Industrial Crash to Retail Cash: The Story of South Sioux Falls
In Richard Franklin Pettigrew’s mind, Sioux Falls had agriculture and transportation; all it needed to really boom was industry. South Sioux Falls was Pettigrew’s idea that would lead Sioux Falls to that industrial future. The city would be an industrial suburb and would compliment Sioux Falls with manufacturing jobs and quality residences. Rail lines would connect South Sioux Falls to the businesses and shops in the main city. A transcontinental railroad would distribute its products to the region, nation and the world. Pettigrew would own the factories, railroads and land for residences. His name would rank with Carnegie, Rockefeller or Hill. Unfortunately for Pettigrew, it was a dream that would never come true.

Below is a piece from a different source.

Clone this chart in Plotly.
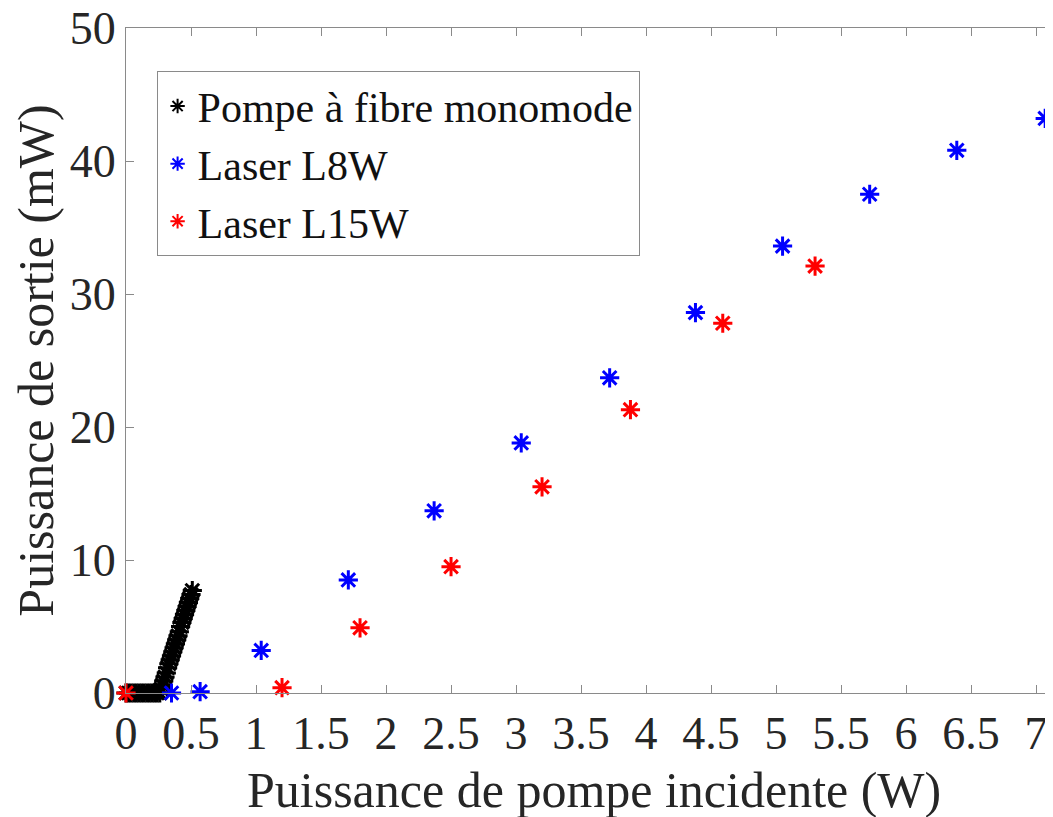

Building Sioux Falls: 1883-1919
From a young city with boundless resources in 1884 to a growing metropolis in 1919, the city of Sioux Falls was an economy that was greatly diversified. The ambition of adventure and wealth brought people to the young city who were lured by promise and prosperity. The once feeble structures created from wood were replaced by multistoried structures that defined the Sioux Falls skyline. The growing community filled city blocks and became the economic and industry leader in South Dakota. Sioux Falls steadily increased the strength of its position as the financial, commercial, educational, legal, religious and political center of the state.
A Cabinet of Curiosities
A Look at Sioux Falls’ First Museum recreates a vignette of the museum Richard Pettigrew built in 1923, exhibiting artifacts originally displayed in his museum. Mr. Pettigrew’s museum was a conglomeration of objects collected in local archaeological excavations with his brother Fred, objects collected on his travels around the world, and objects traded with other collectors and researchers worldwide. Displaying intriguing pieces such as a walrus skin kayak, prehistoric stone tools, geological specimens, historic guns, and original photos, the exhibit portrays an earlier type of museum, one that showcased objects for their uniqueness rather than as interpretative tools used for educational purposes.